The other question we had was when the flash.sh is run with partition BCT what does it do and why running that seems to fix the situation. Just running the flash.sh for BCT partition (which is much quicker than the whole image) seems to fix the crash issue. Is there any correlation between power outage and the BCT area loosing information ?

Thanks,

Hi,

Also want to know, if you use same board/module with jetpack4, will you hit this issue?

I will download and install jetpack 4.6.1 and give it a try.

Thanks,

jetpack_4_logs (4.9 KB)
I dowloaded jetpack 4.5.1 and tried it.

The logs are attached.

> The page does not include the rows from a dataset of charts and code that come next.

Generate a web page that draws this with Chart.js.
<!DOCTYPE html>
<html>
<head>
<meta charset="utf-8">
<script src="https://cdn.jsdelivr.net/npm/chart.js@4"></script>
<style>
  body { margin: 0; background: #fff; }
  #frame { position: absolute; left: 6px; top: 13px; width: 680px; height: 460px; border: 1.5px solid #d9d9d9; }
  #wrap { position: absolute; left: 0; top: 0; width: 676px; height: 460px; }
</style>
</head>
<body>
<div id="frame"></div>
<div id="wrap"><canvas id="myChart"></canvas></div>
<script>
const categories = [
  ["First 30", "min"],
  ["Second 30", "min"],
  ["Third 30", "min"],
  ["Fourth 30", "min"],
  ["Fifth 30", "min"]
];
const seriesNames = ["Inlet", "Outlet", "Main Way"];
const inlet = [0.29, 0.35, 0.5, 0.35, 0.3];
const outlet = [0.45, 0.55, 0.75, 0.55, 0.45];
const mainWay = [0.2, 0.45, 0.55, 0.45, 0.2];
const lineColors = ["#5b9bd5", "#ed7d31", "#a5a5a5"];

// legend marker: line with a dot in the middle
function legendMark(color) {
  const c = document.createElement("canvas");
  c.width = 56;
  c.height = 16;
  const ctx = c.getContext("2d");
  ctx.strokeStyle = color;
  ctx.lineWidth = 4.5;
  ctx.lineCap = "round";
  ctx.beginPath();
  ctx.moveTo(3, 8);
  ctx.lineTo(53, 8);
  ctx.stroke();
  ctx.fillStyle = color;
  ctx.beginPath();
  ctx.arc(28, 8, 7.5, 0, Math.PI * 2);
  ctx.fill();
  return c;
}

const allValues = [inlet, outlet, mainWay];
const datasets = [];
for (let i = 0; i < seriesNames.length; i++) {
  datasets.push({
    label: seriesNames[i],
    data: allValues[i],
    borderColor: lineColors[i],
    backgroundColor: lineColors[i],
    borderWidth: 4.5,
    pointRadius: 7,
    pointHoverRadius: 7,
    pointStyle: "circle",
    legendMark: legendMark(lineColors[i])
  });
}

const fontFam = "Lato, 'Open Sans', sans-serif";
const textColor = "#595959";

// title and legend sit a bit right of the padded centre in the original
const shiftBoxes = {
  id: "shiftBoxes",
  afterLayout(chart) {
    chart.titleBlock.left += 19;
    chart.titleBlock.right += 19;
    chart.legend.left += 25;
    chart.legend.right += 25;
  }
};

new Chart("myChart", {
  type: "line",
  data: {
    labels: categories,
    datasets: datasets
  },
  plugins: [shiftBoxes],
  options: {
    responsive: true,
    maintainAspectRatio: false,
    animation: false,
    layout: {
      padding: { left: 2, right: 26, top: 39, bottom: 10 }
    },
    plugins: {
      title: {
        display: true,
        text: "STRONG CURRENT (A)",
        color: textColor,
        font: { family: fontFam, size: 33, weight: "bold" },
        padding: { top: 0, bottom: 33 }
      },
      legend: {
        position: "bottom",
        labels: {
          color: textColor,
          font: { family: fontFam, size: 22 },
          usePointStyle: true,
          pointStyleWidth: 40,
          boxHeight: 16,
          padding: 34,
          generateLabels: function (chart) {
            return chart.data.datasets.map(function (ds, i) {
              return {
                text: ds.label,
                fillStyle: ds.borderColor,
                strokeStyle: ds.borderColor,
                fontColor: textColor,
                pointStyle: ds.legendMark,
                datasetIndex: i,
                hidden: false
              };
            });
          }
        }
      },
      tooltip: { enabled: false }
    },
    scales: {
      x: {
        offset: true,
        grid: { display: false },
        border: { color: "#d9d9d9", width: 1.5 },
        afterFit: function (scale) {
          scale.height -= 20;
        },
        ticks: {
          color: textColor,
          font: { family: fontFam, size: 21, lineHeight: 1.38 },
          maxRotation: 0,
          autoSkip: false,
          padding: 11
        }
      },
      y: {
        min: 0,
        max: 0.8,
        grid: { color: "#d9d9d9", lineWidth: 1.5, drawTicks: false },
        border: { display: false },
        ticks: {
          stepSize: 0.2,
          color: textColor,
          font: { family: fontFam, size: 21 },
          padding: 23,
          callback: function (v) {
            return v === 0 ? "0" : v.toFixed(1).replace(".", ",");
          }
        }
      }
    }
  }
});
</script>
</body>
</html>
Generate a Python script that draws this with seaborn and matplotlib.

It hangs in there saying HALT: spinning forever.

There is no jetson-agx-xavier-industrial so I used jetson-agx-xavier-devkit conf on our custom, not sure if that is what is messing it up.

But after a powercycle when it is in the HALT:spinning forever stage , it goes back to the old UEFI
Jetson UEFI firmware (version r34.1-975eef6 built on 2022-05-16T20:58:45-07:00)
ception in EL3.R 0x80000000: exception reason=0 syndromeUnxbndl0000
x30Unhandled Exception in EL3.
x30

I don’t think the jetpack 4.5.1 flash flashed into the mmcblk0p1.

Thanks,

Hi,

AGX industrial added to support in jp4.6… so you should at least use version >=jp4.6…

I tried 4.6.1 sdkmanager and it downloads sdkmanager_1.8.1-10392_amd64.deb which once installed goes to 5.0.1 version.

The sdkmanager which seems to work for is sdkmanager_1.6.1-8175_amd64.deb.

From the list which one would you suggest I use

sdkmanager_1.8.1:
deb | rpm | Docker image 18.04 | Docker image 20.04
sdkmanager_1.8.0:
deb | rpm | Docker image 18.04 | Docker image 20.04
sdkmanager_1.7.3:
deb | rpm | Docker image
sdkmanager_1.7.2:
deb | rpm | Docker image
sdkmanager_1.7.1:
deb | rpm | Docker image
sdkmanager_1.7:
deb | rpm | Docker image
sdkmanager_1.6.1:

Thanks,

Hi,

You don’t need to downgrade “sdkmanager version”. Sdkmanager 1.8.1 can also install jp4.x.

But the problem is jp4.x can only be flashed by ubuntu 16.04 and 18.04. Thus, if you see sdkmanager have no option for jp4, then it probably means your host version problem.

BTW, why are you still asking me how to flash jp4? Is this your first time doing bring up for custom board and you directly try with jp5 only?